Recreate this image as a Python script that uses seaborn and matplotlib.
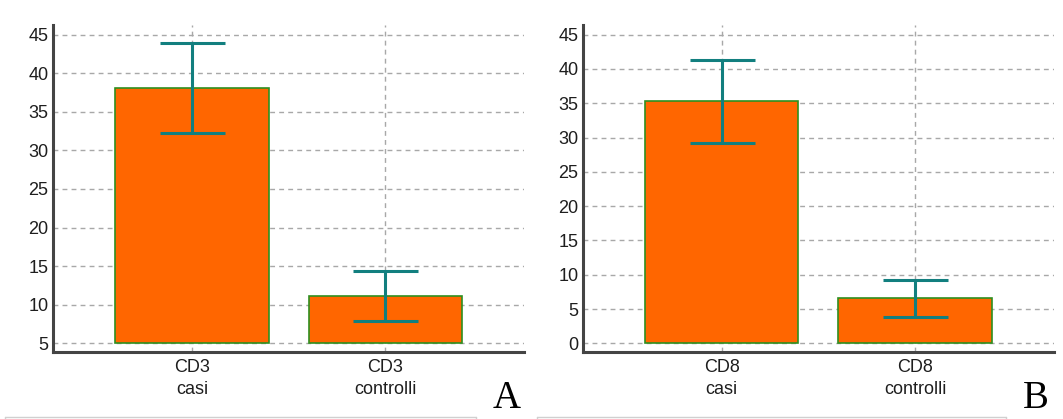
import matplotlib
matplotlib.use("Agg")
import matplotlib.pyplot as plt
import seaborn as sns
import pandas as pd
from matplotlib.lines import Line2D

# ---- data ----
cats_A = ["CD3\ncasi", "CD3\ncontrolli"]
means_A = [38.1, 11.1]
errs_A = [5.85, 3.25]
yticks_A = [5, 10, 15, 20, 25, 30, 35, 40, 45]

cats_B = ["CD8\ncasi", "CD8\ncontrolli"]
means_B = [35.25, 6.6]
errs_B = [6.05, 2.7]
yticks_B = [0, 5, 10, 15, 20, 25, 30, 35, 40, 45]

panel_labels = ["A", "B"]

# ---- style ----
sns.set_style("white")
plt.rcParams["font.family"] = ["Liberation Sans", "DejaVu Sans"]

BAR = "#ff6600"
EDGE = "#2f8f1f"
ERR = "#127f7f"
AXC = "#444444"
TXT = "#1e1e1e"

W, H, DPI = 1063, 419, 100
fig = plt.figure(figsize=(W / DPI, H / DPI), dpi=DPI)


def fx(px):
    return px / W


def fy(py):
    return 1 - py / H


ax_A = fig.add_axes([fx(53.3), fy(352.3), fx(524.3 - 53.3), (352.3 - 25) / H])
ax_B = fig.add_axes([fx(583.3), fy(352.3), fx(1054 - 583.3), (352.3 - 25) / H])

panels = [
    (ax_A, cats_A, means_A, errs_A, yticks_A, (3.83, 46.26), 5),
    (ax_B, cats_B, means_B, errs_B, yticks_B, (-1.31, 46.4), 0),
]

for ax, cats, means, errs, yt, ylim, base in panels:
    df = pd.DataFrame({"cat": cats, "val": means})
    sns.barplot(data=df, x="cat", y="val", ax=ax, color=BAR, saturation=1,
                edgecolor=EDGE, linewidth=1.2, width=0.793, errorbar=None)
    # bars start at the lowest gridline
    for p in ax.patches:
        top = p.get_y() + p.get_height()
        p.set_y(base)
        p.set_height(top - base)
    ax.errorbar(x=list(range(len(cats))), y=means, yerr=errs, fmt="none",
                ecolor=ERR, elinewidth=2.2, capsize=23.4, capthick=2.2, zorder=5)
    ax.set_xlim(-0.716, 1.718)
    ax.set_ylim(*ylim)
    ax.set_yticks(yt)
    ax.set_xlabel("")
    ax.set_ylabel("")
    ax.set_axisbelow(True)
    ax.grid(True, axis="both", color="#a8a8a8", linestyle=(0, (3.5, 3)), linewidth=1.0)
    for s in ["top", "right"]:
        ax.spines[s].set_visible(False)
    for s in ["left", "bottom"]:
        ax.spines[s].set_color(AXC)
        ax.spines[s].set_linewidth(2.2)
    ax.tick_params(axis="both", direction="in", length=5.8, width=1.1, color=AXC,
                   labelsize=13, labelcolor=TXT)
    ax.tick_params(axis="y", pad=3.5)
    ax.tick_params(axis="x", pad=5)
    for lab in ax.get_xticklabels():
        lab.set_linespacing(1.4)

# panel letters
fig.text(fx(506.7), fy(408), panel_labels[0], ha="center", va="baseline",
         family=["Liberation Serif", "DejaVu Serif"], fontsize=28, color="#000000")
fig.text(fx(1036), fy(408), panel_labels[1], ha="center", va="baseline",
         family=["Liberation Serif", "DejaVu Serif"], fontsize=28, color="#000000")

# faint frame edges at the bottom
for x0, x1 in [(5, 476), (537, 1006)]:
    fig.add_artist(Line2D([fx(x0), fx(x1)], [fy(416.5), fy(416.5)],
                          transform=fig.transFigure, color="#d0d0d0", linewidth=1.0))
    for xx in (x0, x1):
        fig.add_artist(Line2D([fx(xx), fx(xx)], [fy(416.5), 0],
                              transform=fig.transFigure, color="#d0d0d0", linewidth=1.0))

fig.savefig("out.png", dpi=DPI)
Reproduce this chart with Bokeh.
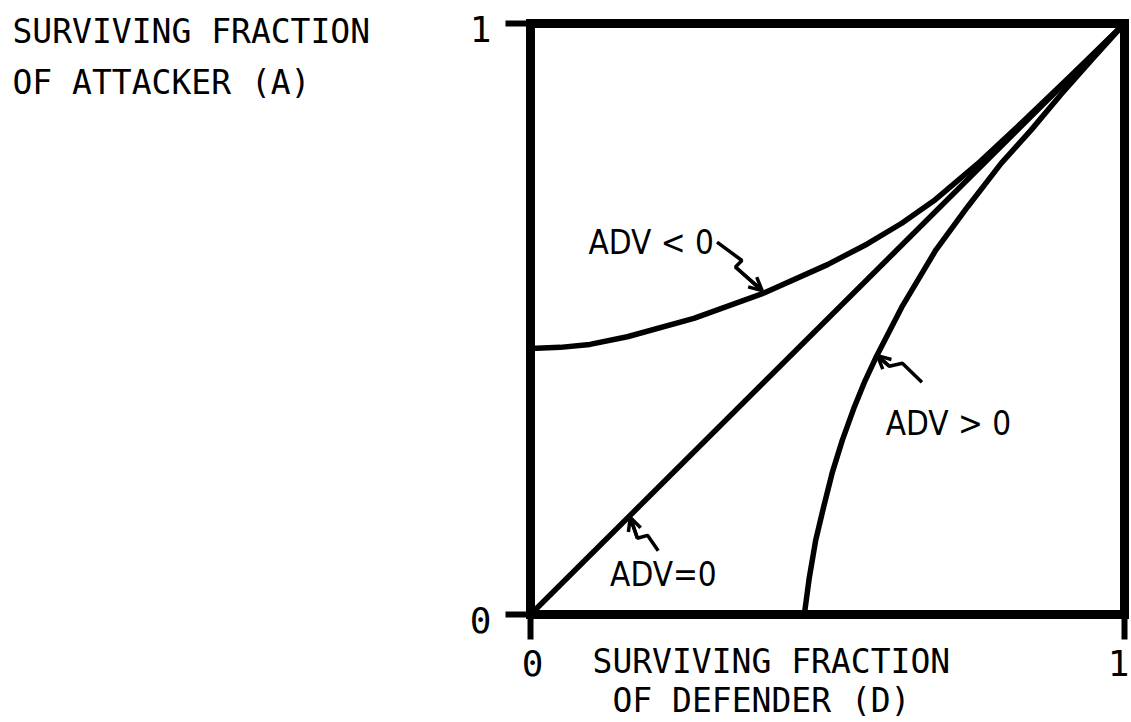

→ **GIVEN INSTRUCTION**
Without including any pictures, print all of the material exactly as given.

→ **WRITTEN RESPONSE**
Recreate this image as a Python script that uses seaborn and matplotlib.
import matplotlib
matplotlib.use("Agg")
import matplotlib.pyplot as plt
import seaborn as sns
import pandas as pd
from matplotlib.lines import Line2D

# ---- data ----
cats_A = ["CD3\ncasi", "CD3\ncontrolli"]
means_A = [38.1, 11.1]
errs_A = [5.85, 3.25]
yticks_A = [5, 10, 15, 20, 25, 30, 35, 40, 45]

cats_B = ["CD8\ncasi", "CD8\ncontrolli"]
means_B = [35.25, 6.6]
errs_B = [6.05, 2.7]
yticks_B = [0, 5, 10, 15, 20, 25, 30, 35, 40, 45]

panel_labels = ["A", "B"]

# ---- style ----
sns.set_style("white")
plt.rcParams["font.family"] = ["Liberation Sans", "DejaVu Sans"]

BAR = "#ff6600"
EDGE = "#2f8f1f"
ERR = "#127f7f"
AXC = "#444444"
TXT = "#1e1e1e"

W, H, DPI = 1063, 419, 100
fig = plt.figure(figsize=(W / DPI, H / DPI), dpi=DPI)


def fx(px):
    return px / W


def fy(py):
    return 1 - py / H


ax_A = fig.add_axes([fx(53.3), fy(352.3), fx(524.3 - 53.3), (352.3 - 25) / H])
ax_B = fig.add_axes([fx(583.3), fy(352.3), fx(1054 - 583.3), (352.3 - 25) / H])

panels = [
    (ax_A, cats_A, means_A, errs_A, yticks_A, (3.83, 46.26), 5),
    (ax_B, cats_B, means_B, errs_B, yticks_B, (-1.31, 46.4), 0),
]

for ax, cats, means, errs, yt, ylim, base in panels:
    df = pd.DataFrame({"cat": cats, "val": means})
    sns.barplot(data=df, x="cat", y="val", ax=ax, color=BAR, saturation=1,
                edgecolor=EDGE, linewidth=1.2, width=0.793, errorbar=None)
    # bars start at the lowest gridline
    for p in ax.patches:
        top = p.get_y() + p.get_height()
        p.set_y(base)
        p.set_height(top - base)
    ax.errorbar(x=list(range(len(cats))), y=means, yerr=errs, fmt="none",
                ecolor=ERR, elinewidth=2.2, capsize=23.4, capthick=2.2, zorder=5)
    ax.set_xlim(-0.716, 1.718)
    ax.set_ylim(*ylim)
    ax.set_yticks(yt)
    ax.set_xlabel("")
    ax.set_ylabel("")
    ax.set_axisbelow(True)
    ax.grid(True, axis="both", color="#a8a8a8", linestyle=(0, (3.5, 3)), linewidth=1.0)
    for s in ["top", "right"]:
        ax.spines[s].set_visible(False)
    for s in ["left", "bottom"]:
        ax.spines[s].set_color(AXC)
        ax.spines[s].set_linewidth(2.2)
    ax.tick_params(axis="both", direction="in", length=5.8, width=1.1, color=AXC,
                   labelsize=13, labelcolor=TXT)
    ax.tick_params(axis="y", pad=3.5)
    ax.tick_params(axis="x", pad=5)
    for lab in ax.get_xticklabels():
        lab.set_linespacing(1.4)

# panel letters
fig.text(fx(506.7), fy(408), panel_labels[0], ha="center", va="baseline",
         family=["Liberation Serif", "DejaVu Serif"], fontsize=28, color="#000000")
fig.text(fx(1036), fy(408), panel_labels[1], ha="center", va="baseline",
         family=["Liberation Serif", "DejaVu Serif"], fontsize=28, color="#000000")

# faint frame edges at the bottom
for x0, x1 in [(5, 476), (537, 1006)]:
    fig.add_artist(Line2D([fx(x0), fx(x1)], [fy(416.5), fy(416.5)],
                          transform=fig.transFigure, color="#d0d0d0", linewidth=1.0))
    for xx in (x0, x1):
        fig.add_artist(Line2D([fx(xx), fx(xx)], [fy(416.5), 0],
                              transform=fig.transFigure, color="#d0d0d0", linewidth=1.0))

fig.savefig("out.png", dpi=DPI)
Reproduce this chart with Bokeh.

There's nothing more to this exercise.